Many adult feminist organizations, including the National Organization for Women, the National Black Feminist Organization, the Mount Vernon/New Rochelle Group, the Women’s Caucus in People Against Racism, Bread and Roses, and numerous other organizations facilitated teenage feminist classes or consciousness-raising groups. Hysteria reported that when adult members in New York’s Astoria Collective approached students as sisters not social workers, they were surprised to find teenage girls hip to rejecting housewifery and calling authority figures “Pigs.” Some teenagers felt targeted by adults who came across as feminist proselytizers—bringing their feminist consciousness-raising issues to high schools rather than assisting girls in discussing their own. One teenager, signed “POWER to UNVOCABULARIED WOMEN,” wrote to Rat about the alienation she experienced at her first women’s liberation meeting when she failed to comprehend feminist theoretical jargon. She argued that college-educated adult feminists “unknowingly intimidate[d] and oppress[ed] other women…who have been tracked and maybe dropped out of high school.” Frustrated with ageism, girls rallied together to form their own youth feminist organizations and consciousness raising materials to address their own issues, such as the High School Women’s Liberation pamphlet of the Ann Arbor Youth Liberation group.

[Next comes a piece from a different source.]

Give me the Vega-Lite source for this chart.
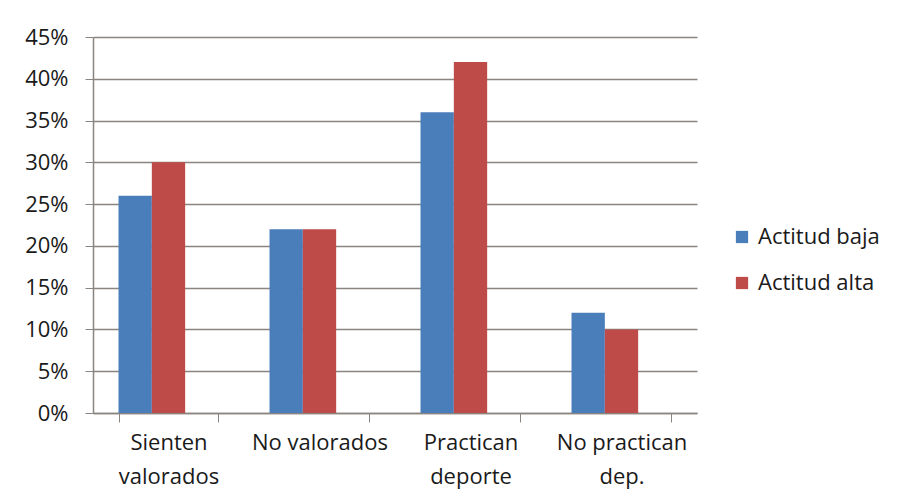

Comparing 1970s-era feminist periodicals to new feminist youth activists reveals how teenage girls continue to write their own narratives of resistance. The recent online campaign celebrating #blackgirlmagic reveals the creative potential of young intersectional feminist consciousness raising. Young girls of color who interrogate and celebrate their intersectional identities reveal how loving one’s blackness remains a radical act. At the same time, as young girls of color use social media to challenge their displacement within broader culture, their narratives continue to be co-opted in discourses of adult women’s empowerment.

  1. See microfilmed copies of underground feminist newspapers in the Herstory Microfilm Collection.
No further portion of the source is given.